Compute How Many Times the Goal is Attained
Now that we have all the posterior samples at hand, we can easily compute our condition of interest. Namely, we want to know how many times the \(95\%\) HDI excludes the ROPE. Before doing so, let’s visualize the posterior distribution of \(p\) for the particular case of omega=0.65 and sample_size=150 for the first \(100\) simulations.
ax, *_ = az.plot_forest(
idata["posterior"].sel(sample_size=150, omega=0.65, simulation=slice(None, 100)),
var_names=["p"],
combined=True,
rope=[0.48, 0.52],
figsize=(7, 20),
)
ax.set(title="100 simulated posterior distribution of p (and rope)");
Computing the \(95\%\) HDI for the parameter \(p\) and evaluating whether it excludes the ROPE is straightforward.
hdi = az.hdi(idata["posterior"], hdi_prob=0.95)["p"]
rope = (0.48, 0.52)
results = ((hdi.sel(hdi="lower") > rope[1]) | (hdi.sel(hdi="higher") < rope[0])).mean(
dim="simulation"
)Again, let’s compare the power estimation for the particular case of omega=0.65 and sample_size=150.
results.sel(sample_size=150, omega=0.65).item()0.884This is the same result as in the book (well, it is \(.9\), but it is close).
Visualize Results
We can now generate the whole Table 13.1 from the book.
fig, ax = plt.subplots(figsize=(9, 7))
sns.heatmap(
data=(
results.to_dataframe()
.reset_index()
.pivot_table(index="sample_size", columns="omega", values="p")
),
annot=True,
cmap="viridis_r",
linewidths=0.2,
linecolor="black",
fmt=".1%",
cbar_kws={"format": mtick.PercentFormatter(xmax=1)},
ax=ax,
)
ax.tick_params("y", rotation=0)
ax.set(
title="Power analysis for different sample sizes",
xlabel="power",
ylabel="sample size",
);
The results are very similar to the expected ones.
Remark: In the book, all of these results are computed analytically as the math is not too complex. However, in real applications, we need to use simulation methods.
Finally, let’s visualize the power curve for different sample sizes.

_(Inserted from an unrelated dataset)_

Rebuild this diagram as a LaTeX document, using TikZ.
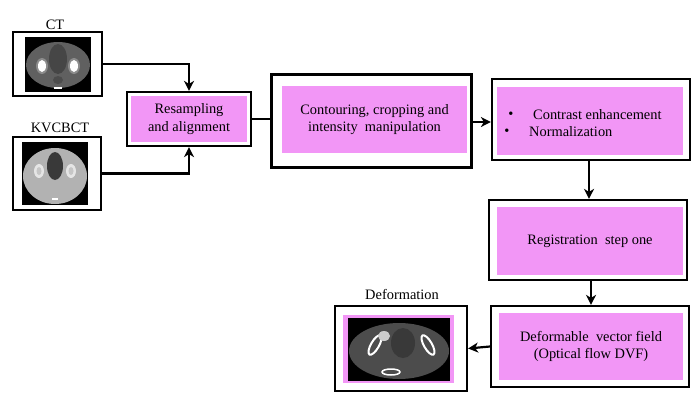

fig, ax = plt.subplots(figsize=(12, 7))
sns.lineplot(
data=(
results.to_dataframe()
.reset_index()
.assign(omega=lambda x: x["omega"].astype("str"))
),
x="sample_size",
y="p",
hue="omega",
marker="o",
)
ax.axhline(0.8, c="black", ls="--")
ax.legend(loc="center left", title="omega", title_fontsize=14, bbox_to_anchor=(1, 0.5))
ax.set(
title="Power analysis for different sample sizes",
xlabel="sample size",
ylabel="power",
);
Here are some clear remarks about the results from the book:
As generating mode increases (the omegas), the required sample size decreases. This makes sense intuitively: When the generating mode is large, the sample proportion of heads will tend to be large, and so the HDI will tend to fall toward the high end of the parameter domain. In other words, when the generating mode is large, it doesn’t take a lot of data for the HDI to fall consistently above \(\theta = 0.5\).
On the other hand, when the generating mode is only slightly above \(\theta = 0.5\), then it takes a large sample for the sample proportion of heads to be consistently above \(0.5\), and for the HDI to be consistently entirely above \(0.5\) (and the ROPE).
Reproducing and coding this vectorized version of the power analysis example was very interesting. This example provides a solid illustration of the power analysis flow, which I plan to extend for more complex applications.